This still life I drew of a handmade rag doll(given to me many years ago by my sister) was captured in an oil pastel drawing before one of our puppies chewed her up to pieces. I don’t remember which pup would do such a thing, I just know this rag doll has not reappeared in attic boxes or potential yard sale treasures for many years and there’s no way I would have given her away, so she must have suffered an unthinkable fate in the jaws of an ornery puppy. But I do remember doing this drawing at a time in my life when I was single and away from home in graduate school, living in Louisville, Kentucky. She somehow is a symbol of home, the place I grew up in, Washington, Pa. and the sisters and brothers I shared my soul and space with for my entire childhood. I’m sure I missed them terribly along with my parents, my gram, and our house on Magnolia Drive. I’m glad I have the artwork as a reminder and record of my life, small and humble as it is, to lift my spirit and help me recall the love I was blessed to know as a child, imperfect love of course, as all love is I suppose.

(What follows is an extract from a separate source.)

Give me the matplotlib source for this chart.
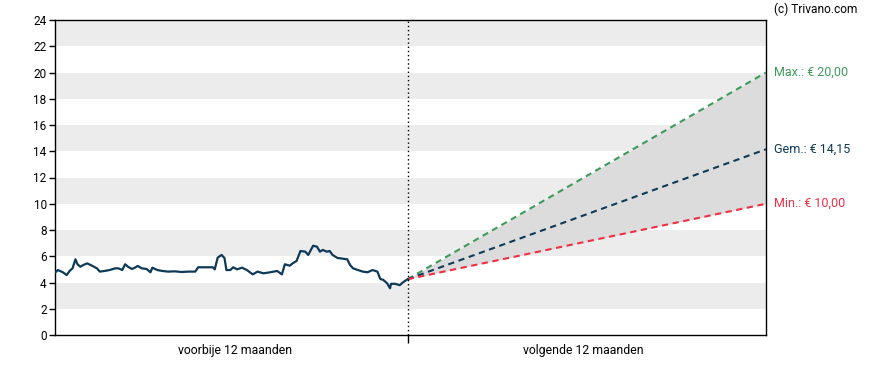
import numpy as np
import matplotlib.pyplot as plt

plt.rcParams['font.family'] = ['Roboto', 'DejaVu Sans']

# past 12 months (days since start) and closing price
days = [0, 3, 8, 12, 15, 18, 21, 23, 26, 29, 33, 38, 43, 46, 51, 56, 62, 65, 69, 72,
        75, 79, 82, 85, 89, 94, 98, 100, 105, 110, 116, 123, 130, 137, 144, 147, 154,
        162, 164, 167, 171, 174, 176, 180, 183, 187, 192, 197, 203, 208, 214, 221, 228,
        233, 236, 241, 244, 248, 252, 257, 260, 265, 269, 272, 275, 279, 282, 285, 290,
        295, 300, 303, 306, 311, 316, 321, 326, 331, 334, 337, 341, 344, 345, 349, 354,
        357, 362]
prices = [4.75, 4.95, 4.78, 4.57, 4.88, 5.08, 5.77, 5.4, 5.2, 5.33, 5.46, 5.28, 5.08,
          4.83, 4.88, 4.95, 5.08, 5.08, 4.95, 5.39, 5.2, 5.03, 5.13, 5.26, 5.08, 5.03,
          4.78, 5.13, 4.95, 4.88, 4.83, 4.85, 4.8, 4.83, 4.83, 5.16, 5.16, 5.16, 5.0,
          5.89, 6.1, 5.87, 4.95, 4.95, 5.16, 5.0, 5.13, 4.95, 4.62, 4.83, 4.7, 4.78,
          4.88, 4.62, 5.39, 5.28, 5.46, 5.64, 6.4, 6.35, 6.1, 6.8, 6.73, 6.35, 6.48,
          6.35, 6.4, 6.1, 5.87, 5.82, 5.77, 5.33, 5.08, 4.95, 4.83, 4.78, 4.95, 4.83,
          4.27, 4.2, 3.94, 3.56, 3.9, 3.9, 3.8, 4.0, 4.25]

# koersdoelen over 12 maanden
start_day, end_day = 362, 730
start_price = 4.25
target_max = 20.00
target_avg = 14.15
target_min = 10.00

labels_x = ['voorbije 12 maanden', 'volgende 12 maanden']
yticks = list(range(0, 25, 2))

c_max = '#3d9a5b'
c_avg = '#0e3a57'
c_min = '#ee2f45'

fig = plt.figure(figsize=(8.88, 3.7), dpi=100)
ax = fig.add_axes([55/888, 35/370, 711/888, 315/370])

ax.set_xlim(0, end_day)
ax.set_ylim(0, 24)

# alternating bands
for y0 in range(2, 24, 4):
    ax.axhspan(y0, y0 + 2, color='#ececec', lw=0, zorder=0)

fx = [start_day, end_day]
ax.fill_between(fx, [start_price, target_min], [start_price, target_max],
                color='#dcdcdc', lw=0, zorder=1)

ax.plot(days, prices, color=c_avg, lw=1.6, zorder=4)

for tgt, col in [(target_max, c_max), (target_avg, c_avg), (target_min, c_min)]:
    ax.plot(fx, [start_price, tgt], color=col, lw=1.5, ls=(0, (3, 2.2)), zorder=3)

ax.axvline(start_day, color='black', lw=1, ls=(0, (1, 2)), zorder=5)

ax.set_yticks(yticks)
ax.tick_params(axis='y', direction='out', length=4, width=1, labelsize=8.5, pad=2)
ax.set_xticks([start_day])
ax.set_xticklabels([''])
ax.tick_params(axis='x', direction='out', length=6, width=1)
for s in ax.spines.values():
    s.set_linewidth(1)
    s.set_color('black')

ax.text(0.253, -0.03, labels_x[0], transform=ax.transAxes, ha='center', va='top', fontsize=8.8)
ax.text(0.743, -0.03, labels_x[1], transform=ax.transAxes, ha='center', va='top', fontsize=8.8)

tx = 1 + 8/711
ax.text(tx, target_max, 'Max.: € 20,00', color=c_max, fontsize=9, va='center',
        transform=ax.get_yaxis_transform())
ax.text(tx, target_avg, 'Gem.: € 14,15', color=c_avg, fontsize=9, va='center',
        transform=ax.get_yaxis_transform())
ax.text(tx, target_min, 'Min.: € 10,00', color=c_min, fontsize=9, va='center',
        transform=ax.get_yaxis_transform())
fig.text(774/888, 1 - 9/370, '(c) Trivano.com', fontsize=8.6, va='center', ha='left')

fig.savefig('out.png', dpi=100)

I just returned from the place I call home, though I haven’t lived there since I moved away when I was a mere 18 years old. Though the house I grew up in is long gone and the visits now entail seeing my mom in her apartment at the assisted living facility she has lived in since before my dad died three years ago, I still feel like I am going home because home is where my heart is and my heart is there with her. It doesn’t matter that the walls that house my mom are so different from the walls that housed six children, several dogs, my parents and my grandma. The memories are deeply ingrained in an eternal place of my mind and heart that just a glance of a picture from photo albumns can bring a flood of memories…things I don’t get triggered to remember until I’m there or even driving the long highway through the mountains of Virginia and West Virginia to visit her.
The tough part is knowing that life is changing, we are all growing older, and there is no way to keep the past preserved in the present or the future except through memories, photos, and stories of those long gone days. Instead of clicking my ruby heels three times like Dorothy from the Wizard of Oz, I only need to hug my mom, drive around my hometown, and look at an old piece of artwork that came from my homesick heart when I was very young to truly know without a doubt: There’s No Place Like Home!!!
Apr 03, 2012 @ 12:59:55
Very cute. I to had dolls before my dog got a hold of them. Many years ago.
Apr 04, 2012 @ 09:06:13
Thanks for reading Karol…so nice to share a memory and realize common ground.
Apr 06, 2012 @ 22:38:30
Home is your mothers heart
as big as the sun and as bright as the stars
no starry night can equal the loving soul that guides her being.
I know
She took me in
and loved me too
no conditions, no ifs, buts or … nothing, nothing.
How can she not be the alpha and the omega of a lost soul.
I will always love your home, my home.
Thank you lord
that we can honor her for years to come!
Apr 07, 2012 @ 20:01:37
Beautiful words and a wonderful tribute to our mom. What a blessing she has been and will be to us through the years…love you, baby.